“El que va conmigo y yo”, y allí estuvieron todos.Juan Carlos Romero nos abrió las puertas, y los devotos que asistíamos a ese gesto de generosidad e intimidad, nos pusimos en sus manos.
Unas manos integradas en una guitarra donde los silencios también formaban parte de la música. Sutileza para la fuerza creativa e interpretativa del maestro, que actualmente, se encuentra al frente del Instituto Internacional de Guitarra Flamenca Manolo Sanlúcar. El maestro, siempre presente, en la palabra y en falsetas, alzapúas y contratiempos de Romero que estuvo acompañado de Álvaro Moreno, como segunda guitarra; el cante de Marina Heredia, Carmen Molina y Juan de Mairena, la percusión de Tino di Geraldo; las palmas y coros de Los Mellis; y la instrumentación del Trío Arbós (Juan Carlos Garvayo al piano, Ferdinando Trematore al violín y José Miguel Gómez al violonchelo).

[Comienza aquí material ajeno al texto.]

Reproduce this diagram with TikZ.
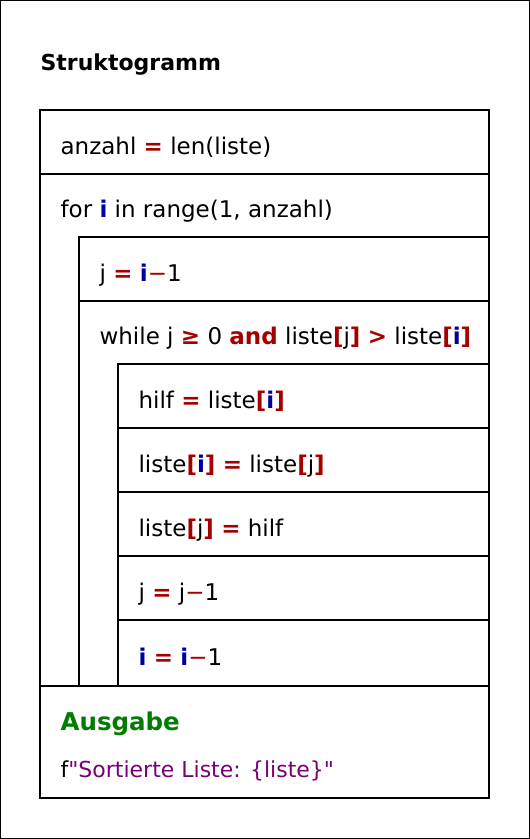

Sobre el pie de micro, un pañuelo de la madre de Romero “ella tenía el disolvente para todos los problemas: la alegría” a la que dedicó “con todo el cariño, como es normal” un ramillete de seis cuerdas de agradecimiento. “Ausencias” acompañó al recuerdo de Manolo Sanlúcar, siempre presente; y fandangos de Huelva en honor al maestro Paco de Lucía, que como el propio Romero recordó, siempre tuvo presente el flamenco onubense “Si Camarón tenía fandangos en algunos de sus discos, fue por Paco de Lucía, por su padre”
Todo fue un regalo. Un presente a los sentidos. Una caricia al alma.
La soleá de Marina Heredia “buena artista y buena compañera” quiso apuntar el maestro; vino envuelto en el lazo del cariño y la sutileza. Las voces de Molina y Juan de Mairena acompañaban, apuntalaban y nunca robaron protagonismo al ambiente creado por las primas y bordones de Romero. “La garantía rítmica” de Los Mellis, incuestionables; y Trío Arbós, de los que ya me considero admiradora y devota.
“El que va conmigo y yo” es una de las joyas valiosas de este alhajero en el que se ha convertido La Bienal.
El Espacio Turina ayudó al encuentro íntimo con todas las almas que conforman Juan Carlos Romero, y mereció estar completo. Esas, pocas butacas vacías, no se entendieron como desafecto, es más, la que les escribe las miraba con pena por los que no asistieron. Por los que perdieron ese encuentro íntimo con el maestro, por los que se quedaron sin conocer y saborear lo singular y plural de su música. No fueron las butacas las que quedaron vacías, sino ellos, los ausentes.